Staat des vorgelegten Gesetzentwurfes bedürfe es des Entwurfes eines kurz gefassten Rahmengesetzes, sagte Mathias Edler von Greenpeace. Ziel dessen müsse die Erarbeitung eines breit in der Gesellschaft verankerten, tragfähigen Konsenses über ein zukünftiges Endlagersuchverfahren sein, forderte er. Es gelte, „die Interessen - auch die unberechtigten - zur Kenntnis zu nehmen und auszutarieren statt sie zu leugnen“. Der Gesetzentwurf könne dies aber nicht leisten.

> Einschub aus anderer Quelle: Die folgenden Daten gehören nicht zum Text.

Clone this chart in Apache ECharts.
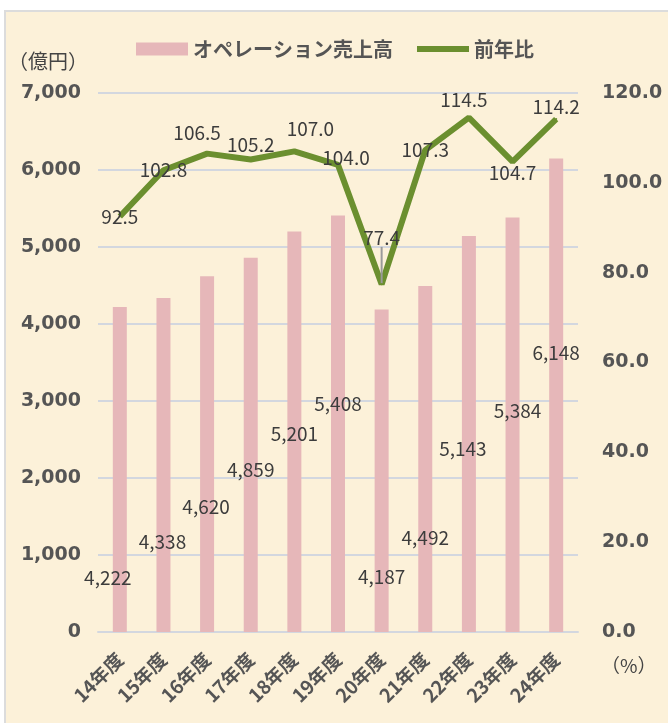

Edler kritisierte zudem, dass das Gesetz keine Mindestanzahl an Standorten verlange. Ein Vergleich auf Augenhöhe von mehreren Standorten sie dadurch nicht rechtssicher vorgeschrieben. Trotz aller gegenteiligen Äußerungen, so der Greenpeace-Vertreter, sei zudem davon auszugehen, dass Gorleben schon aufgrund des Erkundungsvorsprungs zum Referenzstandort werde.